═══ Source material

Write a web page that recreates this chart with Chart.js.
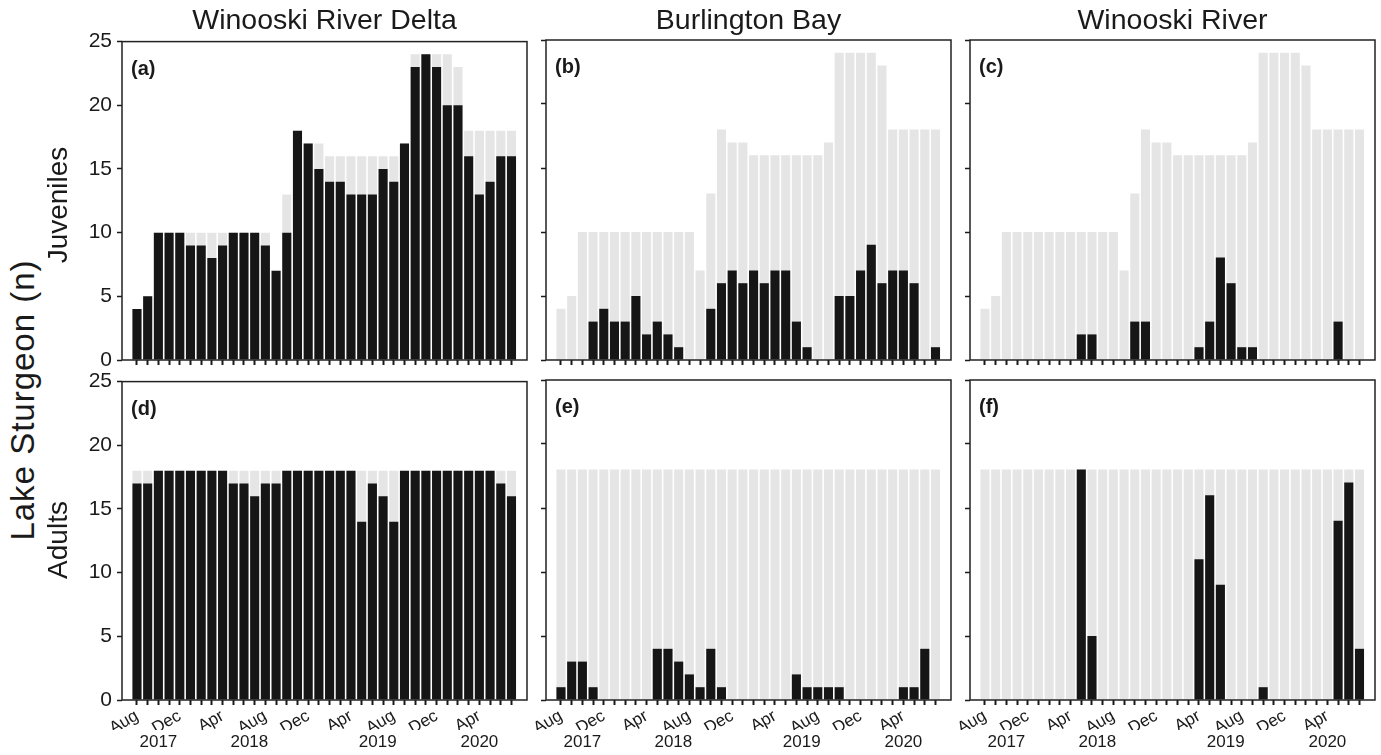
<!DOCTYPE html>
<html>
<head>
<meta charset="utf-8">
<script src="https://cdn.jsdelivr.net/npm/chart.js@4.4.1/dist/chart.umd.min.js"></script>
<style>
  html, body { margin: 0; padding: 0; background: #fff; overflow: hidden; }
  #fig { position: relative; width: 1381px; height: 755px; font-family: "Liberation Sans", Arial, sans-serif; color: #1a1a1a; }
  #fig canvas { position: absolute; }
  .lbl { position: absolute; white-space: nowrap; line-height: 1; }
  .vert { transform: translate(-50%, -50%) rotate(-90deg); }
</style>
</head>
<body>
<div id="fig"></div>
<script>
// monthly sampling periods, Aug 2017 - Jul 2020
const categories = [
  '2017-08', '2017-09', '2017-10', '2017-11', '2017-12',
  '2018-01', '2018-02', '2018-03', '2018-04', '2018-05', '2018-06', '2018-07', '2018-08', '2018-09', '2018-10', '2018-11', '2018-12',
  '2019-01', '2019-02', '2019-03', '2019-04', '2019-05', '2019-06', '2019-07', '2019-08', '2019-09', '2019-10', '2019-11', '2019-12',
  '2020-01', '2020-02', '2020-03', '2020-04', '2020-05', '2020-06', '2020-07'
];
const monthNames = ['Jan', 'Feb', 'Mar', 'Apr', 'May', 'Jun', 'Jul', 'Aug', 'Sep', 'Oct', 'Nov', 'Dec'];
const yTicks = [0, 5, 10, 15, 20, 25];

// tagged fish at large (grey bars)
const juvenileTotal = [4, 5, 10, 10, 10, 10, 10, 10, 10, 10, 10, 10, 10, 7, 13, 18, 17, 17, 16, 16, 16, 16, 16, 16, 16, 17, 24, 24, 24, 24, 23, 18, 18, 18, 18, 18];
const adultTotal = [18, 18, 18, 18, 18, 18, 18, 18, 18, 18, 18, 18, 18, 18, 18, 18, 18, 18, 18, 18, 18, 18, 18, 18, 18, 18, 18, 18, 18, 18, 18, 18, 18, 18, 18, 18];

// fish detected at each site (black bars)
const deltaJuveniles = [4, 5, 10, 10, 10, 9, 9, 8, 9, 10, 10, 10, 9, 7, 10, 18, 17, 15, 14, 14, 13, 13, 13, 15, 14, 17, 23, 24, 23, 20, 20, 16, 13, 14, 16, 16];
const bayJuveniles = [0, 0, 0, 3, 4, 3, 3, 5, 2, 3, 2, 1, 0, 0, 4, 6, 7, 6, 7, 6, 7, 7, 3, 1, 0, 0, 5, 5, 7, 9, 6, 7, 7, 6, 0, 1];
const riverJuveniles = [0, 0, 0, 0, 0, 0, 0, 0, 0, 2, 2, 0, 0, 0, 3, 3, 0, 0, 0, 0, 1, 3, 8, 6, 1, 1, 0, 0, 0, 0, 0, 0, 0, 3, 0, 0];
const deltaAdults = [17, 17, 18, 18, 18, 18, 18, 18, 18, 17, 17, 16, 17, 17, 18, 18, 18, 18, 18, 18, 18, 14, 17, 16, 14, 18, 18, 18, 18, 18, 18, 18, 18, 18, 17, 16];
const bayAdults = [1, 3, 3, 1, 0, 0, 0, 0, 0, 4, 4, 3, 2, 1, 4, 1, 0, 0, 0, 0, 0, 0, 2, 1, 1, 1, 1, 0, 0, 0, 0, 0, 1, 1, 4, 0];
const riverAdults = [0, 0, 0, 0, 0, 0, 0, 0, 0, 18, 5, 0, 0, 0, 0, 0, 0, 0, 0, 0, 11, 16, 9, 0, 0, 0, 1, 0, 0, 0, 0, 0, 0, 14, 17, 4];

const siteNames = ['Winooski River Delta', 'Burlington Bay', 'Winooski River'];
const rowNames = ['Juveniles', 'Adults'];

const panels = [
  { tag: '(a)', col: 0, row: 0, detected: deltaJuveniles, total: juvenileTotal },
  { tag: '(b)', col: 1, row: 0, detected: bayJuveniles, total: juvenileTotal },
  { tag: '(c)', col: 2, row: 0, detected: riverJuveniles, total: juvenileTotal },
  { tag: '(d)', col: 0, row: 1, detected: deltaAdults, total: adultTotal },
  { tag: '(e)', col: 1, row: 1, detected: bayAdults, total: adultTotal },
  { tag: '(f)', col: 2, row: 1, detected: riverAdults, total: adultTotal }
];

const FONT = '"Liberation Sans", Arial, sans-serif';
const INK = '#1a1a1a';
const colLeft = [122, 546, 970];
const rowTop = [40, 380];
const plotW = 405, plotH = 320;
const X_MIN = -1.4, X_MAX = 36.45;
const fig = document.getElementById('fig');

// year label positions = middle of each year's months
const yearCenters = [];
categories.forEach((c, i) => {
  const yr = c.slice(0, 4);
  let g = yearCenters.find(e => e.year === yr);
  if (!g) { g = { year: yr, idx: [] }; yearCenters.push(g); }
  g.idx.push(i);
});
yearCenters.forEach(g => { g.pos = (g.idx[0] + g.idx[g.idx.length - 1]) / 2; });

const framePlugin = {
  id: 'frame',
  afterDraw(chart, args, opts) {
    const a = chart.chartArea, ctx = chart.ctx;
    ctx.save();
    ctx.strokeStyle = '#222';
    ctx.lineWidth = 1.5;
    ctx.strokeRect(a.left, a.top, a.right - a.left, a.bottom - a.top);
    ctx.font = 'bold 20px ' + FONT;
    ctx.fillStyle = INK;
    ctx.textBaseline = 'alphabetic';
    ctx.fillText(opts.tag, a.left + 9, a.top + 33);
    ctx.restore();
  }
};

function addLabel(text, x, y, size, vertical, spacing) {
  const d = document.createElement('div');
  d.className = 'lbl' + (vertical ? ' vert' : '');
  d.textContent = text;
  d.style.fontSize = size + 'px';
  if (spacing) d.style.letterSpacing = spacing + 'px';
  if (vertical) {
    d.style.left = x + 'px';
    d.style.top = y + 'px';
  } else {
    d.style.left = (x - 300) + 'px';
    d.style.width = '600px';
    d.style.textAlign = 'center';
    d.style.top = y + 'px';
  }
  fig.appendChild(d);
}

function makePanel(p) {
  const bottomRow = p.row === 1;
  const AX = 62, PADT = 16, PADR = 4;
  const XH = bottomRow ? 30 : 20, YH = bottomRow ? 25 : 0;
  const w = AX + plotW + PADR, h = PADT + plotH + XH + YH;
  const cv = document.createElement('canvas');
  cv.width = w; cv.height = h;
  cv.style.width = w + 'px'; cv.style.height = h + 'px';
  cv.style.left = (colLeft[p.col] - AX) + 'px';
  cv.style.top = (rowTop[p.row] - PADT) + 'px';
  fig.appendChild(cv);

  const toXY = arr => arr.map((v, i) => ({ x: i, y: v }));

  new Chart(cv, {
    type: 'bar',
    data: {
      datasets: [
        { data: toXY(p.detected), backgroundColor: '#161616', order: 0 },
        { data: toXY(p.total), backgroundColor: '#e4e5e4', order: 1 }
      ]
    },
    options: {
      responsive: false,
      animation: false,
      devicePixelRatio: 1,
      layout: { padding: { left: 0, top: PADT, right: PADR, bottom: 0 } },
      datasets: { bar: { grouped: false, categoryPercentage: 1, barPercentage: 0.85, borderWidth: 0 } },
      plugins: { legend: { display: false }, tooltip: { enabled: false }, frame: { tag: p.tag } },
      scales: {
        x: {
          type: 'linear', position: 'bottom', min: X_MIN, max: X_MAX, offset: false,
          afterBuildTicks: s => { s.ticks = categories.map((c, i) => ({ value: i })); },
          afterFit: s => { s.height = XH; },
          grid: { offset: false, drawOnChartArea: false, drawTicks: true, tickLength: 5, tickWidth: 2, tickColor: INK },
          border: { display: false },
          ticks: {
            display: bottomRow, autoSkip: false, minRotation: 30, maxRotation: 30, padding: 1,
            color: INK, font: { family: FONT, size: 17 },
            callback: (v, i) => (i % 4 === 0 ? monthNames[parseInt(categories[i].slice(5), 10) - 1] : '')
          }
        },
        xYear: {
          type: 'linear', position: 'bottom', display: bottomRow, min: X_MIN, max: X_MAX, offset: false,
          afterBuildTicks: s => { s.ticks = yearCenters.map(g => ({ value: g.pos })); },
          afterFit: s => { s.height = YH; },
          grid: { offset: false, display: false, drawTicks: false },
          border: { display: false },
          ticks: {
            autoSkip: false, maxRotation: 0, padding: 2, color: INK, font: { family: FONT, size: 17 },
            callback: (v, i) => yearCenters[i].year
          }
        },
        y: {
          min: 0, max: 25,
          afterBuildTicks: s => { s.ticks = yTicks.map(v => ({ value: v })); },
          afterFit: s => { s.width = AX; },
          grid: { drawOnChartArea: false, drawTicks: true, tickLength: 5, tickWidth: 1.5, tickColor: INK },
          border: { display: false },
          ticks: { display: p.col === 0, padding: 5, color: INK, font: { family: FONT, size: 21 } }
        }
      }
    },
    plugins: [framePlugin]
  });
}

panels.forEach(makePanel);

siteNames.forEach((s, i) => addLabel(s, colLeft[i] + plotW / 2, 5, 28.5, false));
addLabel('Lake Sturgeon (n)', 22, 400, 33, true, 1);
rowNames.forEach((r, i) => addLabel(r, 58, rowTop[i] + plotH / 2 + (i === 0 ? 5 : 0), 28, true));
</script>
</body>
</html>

══════

* _Exercise task_: Set the lines above down again, word for word, from the first through the one containing "18, 18, 18, 18, 18, 18];"; pictures excluded.

* _Full answer_:
Write a web page that recreates this chart with Chart.js.
<!DOCTYPE html>
<html>
<head>
<meta charset="utf-8">
<script src="https://cdn.jsdelivr.net/npm/chart.js@4.4.1/dist/chart.umd.min.js"></script>
<style>
  html, body { margin: 0; padding: 0; background: #fff; overflow: hidden; }
  #fig { position: relative; width: 1381px; height: 755px; font-family: "Liberation Sans", Arial, sans-serif; color: #1a1a1a; }
  #fig canvas { position: absolute; }
  .lbl { position: absolute; white-space: nowrap; line-height: 1; }
  .vert { transform: translate(-50%, -50%) rotate(-90deg); }
</style>
</head>
<body>
<div id="fig"></div>
<script>
// monthly sampling periods, Aug 2017 - Jul 2020
const categories = [
  '2017-08', '2017-09', '2017-10', '2017-11', '2017-12',
  '2018-01', '2018-02', '2018-03', '2018-04', '2018-05', '2018-06', '2018-07', '2018-08', '2018-09', '2018-10', '2018-11', '2018-12',
  '2019-01', '2019-02', '2019-03', '2019-04', '2019-05', '2019-06', '2019-07', '2019-08', '2019-09', '2019-10', '2019-11', '2019-12',
  '2020-01', '2020-02', '2020-03', '2020-04', '2020-05', '2020-06', '2020-07'
];
const monthNames = ['Jan', 'Feb', 'Mar', 'Apr', 'May', 'Jun', 'Jul', 'Aug', 'Sep', 'Oct', 'Nov', 'Dec'];
const yTicks = [0, 5, 10, 15, 20, 25];

// tagged fish at large (grey bars)
const juvenileTotal = [4, 5, 10, 10, 10, 10, 10, 10, 10, 10, 10, 10, 10, 7, 13, 18, 17, 17, 16, 16, 16, 16, 16, 16, 16, 17, 24, 24, 24, 24, 23, 18, 18, 18, 18, 18];
const adultTotal = [18, 18, 18, 18, 18, 18, 18, 18, 18, 18, 18, 18, 18, 18, 18, 18, 18, 18, 18, 18, 18, 18, 18, 18, 18, 18, 18, 18, 18, 18, 18, 18, 18, 18, 18, 18];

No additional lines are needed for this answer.